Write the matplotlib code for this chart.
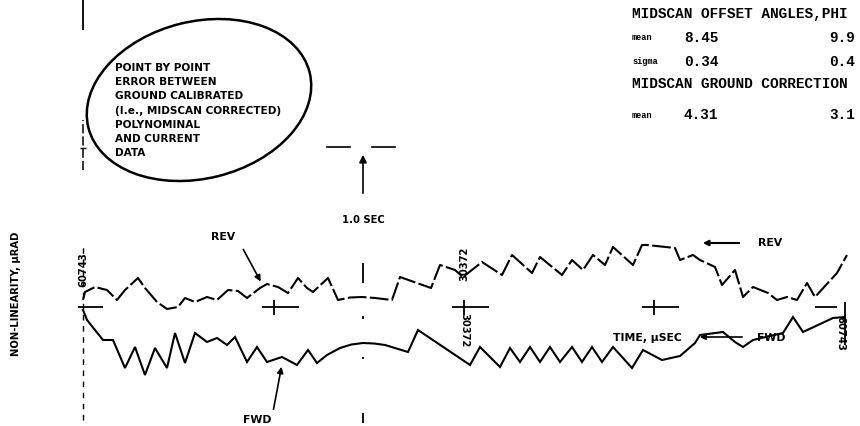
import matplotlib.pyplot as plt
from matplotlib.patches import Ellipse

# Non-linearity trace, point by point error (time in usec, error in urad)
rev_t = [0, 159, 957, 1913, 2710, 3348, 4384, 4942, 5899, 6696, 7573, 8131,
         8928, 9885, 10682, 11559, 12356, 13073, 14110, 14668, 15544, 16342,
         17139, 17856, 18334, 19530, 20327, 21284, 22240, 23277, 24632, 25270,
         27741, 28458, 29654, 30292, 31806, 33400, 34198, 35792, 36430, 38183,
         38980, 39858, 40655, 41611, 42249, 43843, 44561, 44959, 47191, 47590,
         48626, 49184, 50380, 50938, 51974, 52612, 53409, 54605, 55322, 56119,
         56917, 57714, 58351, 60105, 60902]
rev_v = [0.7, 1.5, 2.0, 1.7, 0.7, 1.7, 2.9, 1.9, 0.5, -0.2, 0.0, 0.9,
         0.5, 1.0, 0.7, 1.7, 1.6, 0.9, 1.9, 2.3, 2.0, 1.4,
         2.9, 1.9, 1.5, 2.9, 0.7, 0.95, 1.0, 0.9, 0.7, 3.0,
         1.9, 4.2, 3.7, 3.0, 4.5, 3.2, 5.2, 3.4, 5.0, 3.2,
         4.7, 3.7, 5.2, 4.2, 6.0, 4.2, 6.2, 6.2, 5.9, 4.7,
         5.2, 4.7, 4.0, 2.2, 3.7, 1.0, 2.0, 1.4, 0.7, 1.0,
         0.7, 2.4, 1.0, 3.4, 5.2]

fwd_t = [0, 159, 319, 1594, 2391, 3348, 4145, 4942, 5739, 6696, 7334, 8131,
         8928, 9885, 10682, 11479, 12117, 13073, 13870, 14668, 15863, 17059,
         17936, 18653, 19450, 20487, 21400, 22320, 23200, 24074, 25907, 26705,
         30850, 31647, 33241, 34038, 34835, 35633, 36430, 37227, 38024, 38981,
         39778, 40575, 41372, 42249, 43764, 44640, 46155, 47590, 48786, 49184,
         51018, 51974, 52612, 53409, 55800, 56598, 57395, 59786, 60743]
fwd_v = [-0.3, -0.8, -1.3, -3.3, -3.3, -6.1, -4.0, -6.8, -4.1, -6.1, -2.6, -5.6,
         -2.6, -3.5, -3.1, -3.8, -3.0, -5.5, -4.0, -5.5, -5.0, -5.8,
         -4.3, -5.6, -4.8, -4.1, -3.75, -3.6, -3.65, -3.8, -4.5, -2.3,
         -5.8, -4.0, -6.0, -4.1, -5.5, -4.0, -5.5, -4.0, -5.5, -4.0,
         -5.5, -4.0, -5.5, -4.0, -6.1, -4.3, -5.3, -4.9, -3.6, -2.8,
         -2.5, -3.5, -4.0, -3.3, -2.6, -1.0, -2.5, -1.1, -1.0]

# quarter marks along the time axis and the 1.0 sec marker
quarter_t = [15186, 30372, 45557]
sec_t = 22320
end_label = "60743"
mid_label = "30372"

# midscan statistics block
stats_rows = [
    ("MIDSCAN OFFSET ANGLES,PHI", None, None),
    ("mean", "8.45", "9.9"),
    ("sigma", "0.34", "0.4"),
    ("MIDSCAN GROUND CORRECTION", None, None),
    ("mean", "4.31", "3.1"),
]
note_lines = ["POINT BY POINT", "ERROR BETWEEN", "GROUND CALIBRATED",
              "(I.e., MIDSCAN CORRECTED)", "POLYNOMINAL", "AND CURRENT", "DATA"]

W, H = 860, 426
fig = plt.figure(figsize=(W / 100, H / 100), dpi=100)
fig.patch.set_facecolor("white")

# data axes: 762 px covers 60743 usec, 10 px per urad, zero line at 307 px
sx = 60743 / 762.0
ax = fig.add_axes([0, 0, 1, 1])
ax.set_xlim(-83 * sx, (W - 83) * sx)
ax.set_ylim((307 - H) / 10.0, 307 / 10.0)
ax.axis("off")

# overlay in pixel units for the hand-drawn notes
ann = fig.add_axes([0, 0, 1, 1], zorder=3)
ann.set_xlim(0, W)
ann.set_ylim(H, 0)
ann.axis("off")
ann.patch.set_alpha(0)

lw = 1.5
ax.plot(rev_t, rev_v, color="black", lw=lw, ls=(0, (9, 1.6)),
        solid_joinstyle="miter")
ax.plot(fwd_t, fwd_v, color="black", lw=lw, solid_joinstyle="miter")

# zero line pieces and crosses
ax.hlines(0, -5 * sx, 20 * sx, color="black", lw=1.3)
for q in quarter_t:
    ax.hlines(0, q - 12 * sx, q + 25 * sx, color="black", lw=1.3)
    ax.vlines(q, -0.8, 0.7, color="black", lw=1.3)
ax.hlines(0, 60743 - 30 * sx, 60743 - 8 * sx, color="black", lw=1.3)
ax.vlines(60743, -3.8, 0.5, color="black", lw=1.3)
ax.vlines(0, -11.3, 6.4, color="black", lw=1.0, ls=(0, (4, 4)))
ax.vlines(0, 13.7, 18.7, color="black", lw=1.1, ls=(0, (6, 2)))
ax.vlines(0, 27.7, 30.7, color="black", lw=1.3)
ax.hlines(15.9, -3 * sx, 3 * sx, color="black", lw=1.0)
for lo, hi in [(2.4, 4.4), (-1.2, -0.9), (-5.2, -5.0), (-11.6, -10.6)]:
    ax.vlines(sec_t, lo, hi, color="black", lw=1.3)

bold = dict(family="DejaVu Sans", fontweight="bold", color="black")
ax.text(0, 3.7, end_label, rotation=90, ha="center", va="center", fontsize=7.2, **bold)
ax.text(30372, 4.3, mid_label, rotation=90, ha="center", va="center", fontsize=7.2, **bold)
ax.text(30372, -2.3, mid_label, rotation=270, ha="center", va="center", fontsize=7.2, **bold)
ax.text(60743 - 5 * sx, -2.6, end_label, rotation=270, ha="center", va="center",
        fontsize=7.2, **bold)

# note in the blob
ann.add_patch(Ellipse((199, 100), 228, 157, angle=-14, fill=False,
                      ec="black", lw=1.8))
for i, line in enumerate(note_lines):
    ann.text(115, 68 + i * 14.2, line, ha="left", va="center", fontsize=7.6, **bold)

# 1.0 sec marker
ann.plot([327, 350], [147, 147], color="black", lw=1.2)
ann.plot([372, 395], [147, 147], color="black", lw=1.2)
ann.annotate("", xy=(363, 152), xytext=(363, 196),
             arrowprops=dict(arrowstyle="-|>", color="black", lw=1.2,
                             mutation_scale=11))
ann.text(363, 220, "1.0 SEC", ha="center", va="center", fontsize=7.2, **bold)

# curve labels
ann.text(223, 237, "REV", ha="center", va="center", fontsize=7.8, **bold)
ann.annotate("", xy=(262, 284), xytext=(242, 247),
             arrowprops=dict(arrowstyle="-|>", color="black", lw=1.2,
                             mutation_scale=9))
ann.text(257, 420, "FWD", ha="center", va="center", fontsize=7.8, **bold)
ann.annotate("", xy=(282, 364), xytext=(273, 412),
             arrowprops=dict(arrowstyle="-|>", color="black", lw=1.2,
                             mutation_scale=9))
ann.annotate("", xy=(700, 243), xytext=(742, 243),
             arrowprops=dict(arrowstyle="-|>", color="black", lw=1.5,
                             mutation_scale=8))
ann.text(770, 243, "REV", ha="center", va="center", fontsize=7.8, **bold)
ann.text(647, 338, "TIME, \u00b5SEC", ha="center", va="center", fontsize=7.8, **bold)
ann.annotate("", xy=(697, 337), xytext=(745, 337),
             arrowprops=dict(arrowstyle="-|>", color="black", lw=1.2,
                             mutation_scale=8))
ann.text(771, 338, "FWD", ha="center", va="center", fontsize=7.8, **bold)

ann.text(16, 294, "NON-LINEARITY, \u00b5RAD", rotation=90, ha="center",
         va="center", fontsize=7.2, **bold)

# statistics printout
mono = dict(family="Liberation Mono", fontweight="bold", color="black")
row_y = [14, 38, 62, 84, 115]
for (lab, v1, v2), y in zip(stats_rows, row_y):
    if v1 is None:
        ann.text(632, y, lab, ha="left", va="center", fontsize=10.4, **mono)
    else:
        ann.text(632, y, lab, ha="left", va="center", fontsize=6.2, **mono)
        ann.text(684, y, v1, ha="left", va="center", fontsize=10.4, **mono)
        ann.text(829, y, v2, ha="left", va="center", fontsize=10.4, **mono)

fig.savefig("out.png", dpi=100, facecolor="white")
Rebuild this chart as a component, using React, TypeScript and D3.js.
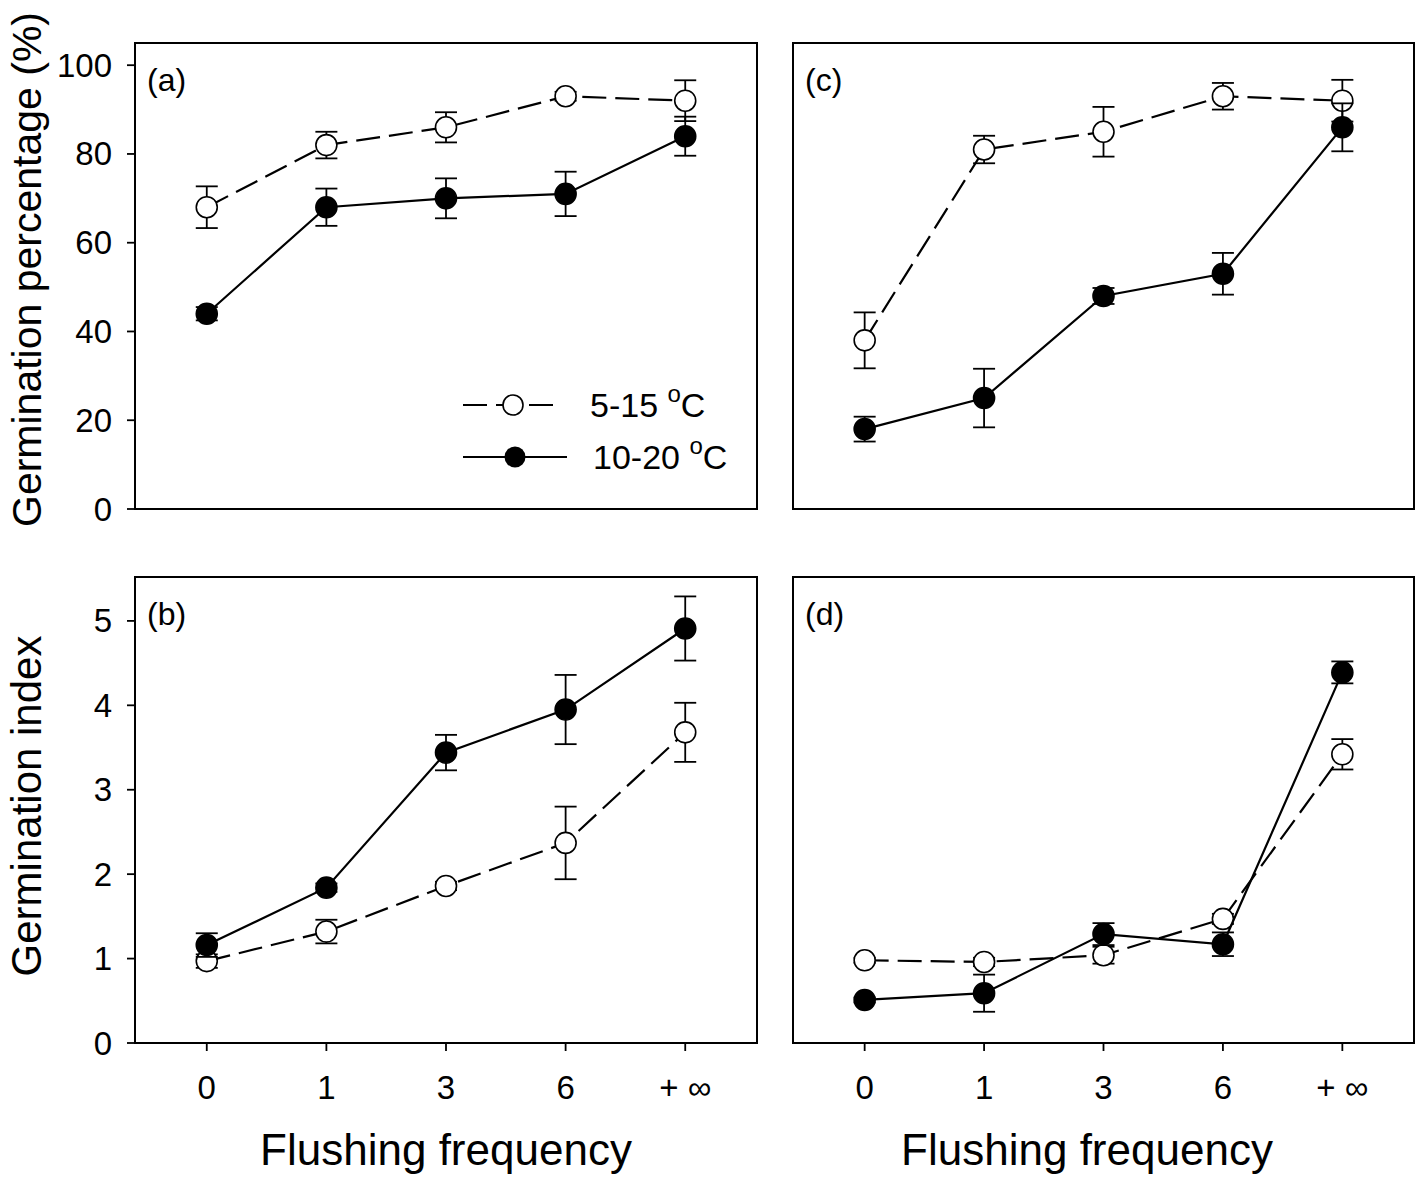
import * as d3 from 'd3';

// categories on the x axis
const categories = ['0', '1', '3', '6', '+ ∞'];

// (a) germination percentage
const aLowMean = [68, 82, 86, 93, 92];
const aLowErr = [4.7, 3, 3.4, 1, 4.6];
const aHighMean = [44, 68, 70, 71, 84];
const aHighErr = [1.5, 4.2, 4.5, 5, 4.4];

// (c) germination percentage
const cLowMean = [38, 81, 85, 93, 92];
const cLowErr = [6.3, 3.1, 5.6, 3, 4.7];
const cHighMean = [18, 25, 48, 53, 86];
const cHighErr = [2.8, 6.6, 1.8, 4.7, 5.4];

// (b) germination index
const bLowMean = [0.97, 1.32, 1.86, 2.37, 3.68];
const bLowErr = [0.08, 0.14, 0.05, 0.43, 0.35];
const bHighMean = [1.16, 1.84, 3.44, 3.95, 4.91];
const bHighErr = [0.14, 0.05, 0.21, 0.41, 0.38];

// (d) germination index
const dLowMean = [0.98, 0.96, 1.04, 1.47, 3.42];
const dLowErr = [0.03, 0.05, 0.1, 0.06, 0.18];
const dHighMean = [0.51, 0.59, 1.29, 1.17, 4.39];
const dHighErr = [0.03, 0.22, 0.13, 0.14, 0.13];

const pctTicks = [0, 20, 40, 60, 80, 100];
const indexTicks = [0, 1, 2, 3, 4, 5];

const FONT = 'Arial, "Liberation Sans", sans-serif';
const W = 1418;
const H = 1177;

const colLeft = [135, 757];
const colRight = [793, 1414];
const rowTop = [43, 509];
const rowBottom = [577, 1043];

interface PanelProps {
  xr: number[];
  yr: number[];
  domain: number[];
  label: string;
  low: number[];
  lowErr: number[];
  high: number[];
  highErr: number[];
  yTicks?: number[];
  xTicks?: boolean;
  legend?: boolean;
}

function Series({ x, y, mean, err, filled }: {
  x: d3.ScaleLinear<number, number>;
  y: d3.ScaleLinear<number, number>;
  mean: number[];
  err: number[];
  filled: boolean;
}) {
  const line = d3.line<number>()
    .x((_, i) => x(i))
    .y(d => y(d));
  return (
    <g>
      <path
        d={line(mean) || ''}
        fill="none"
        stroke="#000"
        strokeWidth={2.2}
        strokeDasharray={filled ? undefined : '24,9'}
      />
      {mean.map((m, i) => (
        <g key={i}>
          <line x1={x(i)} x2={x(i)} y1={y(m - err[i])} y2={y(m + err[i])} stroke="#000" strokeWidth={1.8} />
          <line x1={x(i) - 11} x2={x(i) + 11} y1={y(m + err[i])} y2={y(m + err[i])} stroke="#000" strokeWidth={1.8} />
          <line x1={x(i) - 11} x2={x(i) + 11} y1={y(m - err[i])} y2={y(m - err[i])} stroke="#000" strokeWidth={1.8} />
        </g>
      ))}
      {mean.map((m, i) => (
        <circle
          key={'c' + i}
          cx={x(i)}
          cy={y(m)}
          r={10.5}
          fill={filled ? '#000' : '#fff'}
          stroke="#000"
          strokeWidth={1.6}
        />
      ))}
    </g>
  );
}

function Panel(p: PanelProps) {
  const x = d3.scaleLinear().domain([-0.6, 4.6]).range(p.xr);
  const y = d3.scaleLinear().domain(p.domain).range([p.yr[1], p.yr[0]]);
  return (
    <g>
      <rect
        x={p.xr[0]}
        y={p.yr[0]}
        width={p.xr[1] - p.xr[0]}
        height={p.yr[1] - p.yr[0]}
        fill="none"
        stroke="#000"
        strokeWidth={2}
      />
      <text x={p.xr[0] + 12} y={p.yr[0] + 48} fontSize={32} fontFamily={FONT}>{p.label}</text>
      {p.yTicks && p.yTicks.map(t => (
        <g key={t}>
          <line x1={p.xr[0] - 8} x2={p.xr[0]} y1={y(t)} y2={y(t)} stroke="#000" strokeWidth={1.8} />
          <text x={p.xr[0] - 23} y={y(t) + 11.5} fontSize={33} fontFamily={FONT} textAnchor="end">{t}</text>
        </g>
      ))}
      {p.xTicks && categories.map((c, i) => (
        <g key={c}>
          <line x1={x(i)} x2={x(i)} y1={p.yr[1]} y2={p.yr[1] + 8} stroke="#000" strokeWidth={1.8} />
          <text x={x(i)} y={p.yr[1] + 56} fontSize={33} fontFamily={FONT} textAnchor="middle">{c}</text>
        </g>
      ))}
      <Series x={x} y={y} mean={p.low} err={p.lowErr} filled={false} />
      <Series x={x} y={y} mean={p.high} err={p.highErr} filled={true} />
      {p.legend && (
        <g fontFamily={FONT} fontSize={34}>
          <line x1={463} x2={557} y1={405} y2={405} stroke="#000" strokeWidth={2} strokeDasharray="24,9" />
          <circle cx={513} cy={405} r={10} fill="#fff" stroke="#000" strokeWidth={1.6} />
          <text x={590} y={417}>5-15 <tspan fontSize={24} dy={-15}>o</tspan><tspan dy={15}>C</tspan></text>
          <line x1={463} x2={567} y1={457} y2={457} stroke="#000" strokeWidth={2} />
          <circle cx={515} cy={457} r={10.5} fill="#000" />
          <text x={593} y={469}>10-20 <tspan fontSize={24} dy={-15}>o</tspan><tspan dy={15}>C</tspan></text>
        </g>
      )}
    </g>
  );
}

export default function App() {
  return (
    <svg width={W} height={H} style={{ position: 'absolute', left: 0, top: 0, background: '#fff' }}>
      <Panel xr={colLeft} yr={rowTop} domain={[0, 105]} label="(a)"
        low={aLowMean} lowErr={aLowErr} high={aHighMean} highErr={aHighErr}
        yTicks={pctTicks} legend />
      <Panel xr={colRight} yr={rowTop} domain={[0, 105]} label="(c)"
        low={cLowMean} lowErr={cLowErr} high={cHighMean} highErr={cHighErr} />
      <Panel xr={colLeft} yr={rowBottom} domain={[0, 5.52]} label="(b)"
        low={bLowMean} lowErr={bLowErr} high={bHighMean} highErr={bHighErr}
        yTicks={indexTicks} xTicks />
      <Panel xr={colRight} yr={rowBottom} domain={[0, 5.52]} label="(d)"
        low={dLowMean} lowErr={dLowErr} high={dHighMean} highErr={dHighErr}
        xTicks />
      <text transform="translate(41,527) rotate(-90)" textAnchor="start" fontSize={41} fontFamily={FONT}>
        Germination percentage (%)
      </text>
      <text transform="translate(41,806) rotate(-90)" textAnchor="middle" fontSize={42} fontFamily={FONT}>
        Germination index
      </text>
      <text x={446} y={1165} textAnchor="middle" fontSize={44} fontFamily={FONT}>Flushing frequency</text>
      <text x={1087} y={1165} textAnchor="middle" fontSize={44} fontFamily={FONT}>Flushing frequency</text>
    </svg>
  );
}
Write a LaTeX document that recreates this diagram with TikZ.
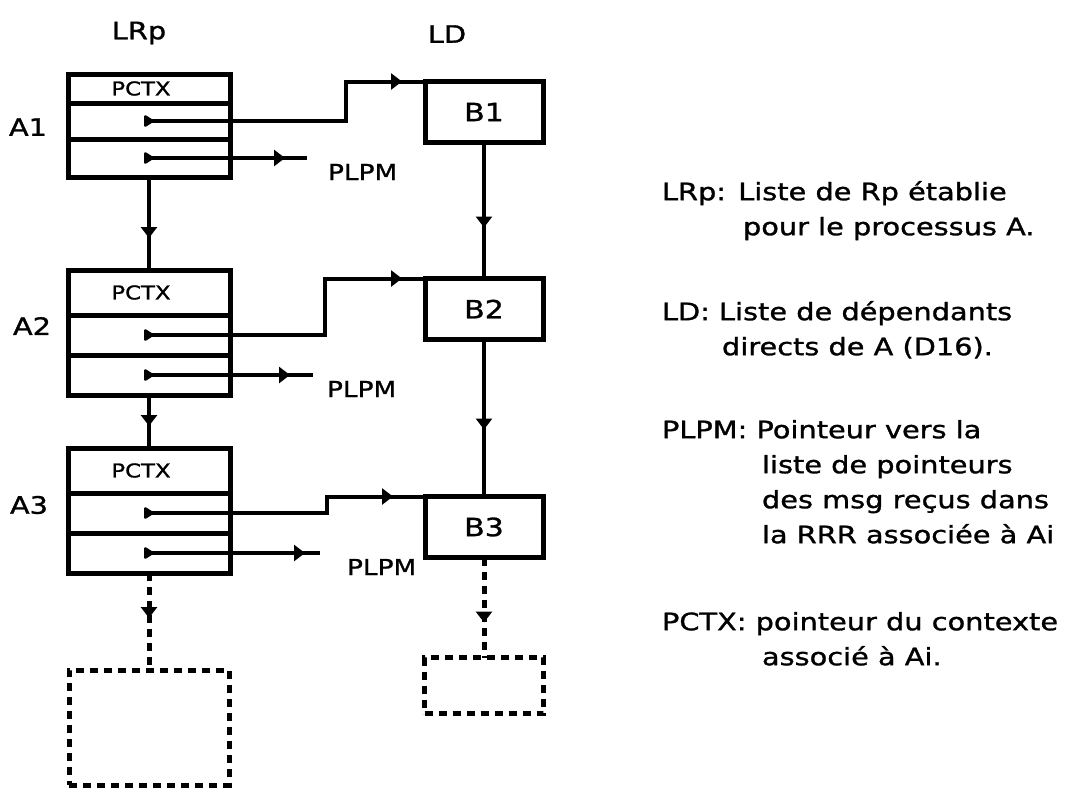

....

→ **TO DO**
Give the lines again word for word, from the start of the records to the line holding "from matplotlib.patches import Ellipse", both included, and leave out any picture.

→ **WRITTEN ANSWER**
Write the matplotlib code for this chart.
import matplotlib.pyplot as plt
from matplotlib.patches import Ellipse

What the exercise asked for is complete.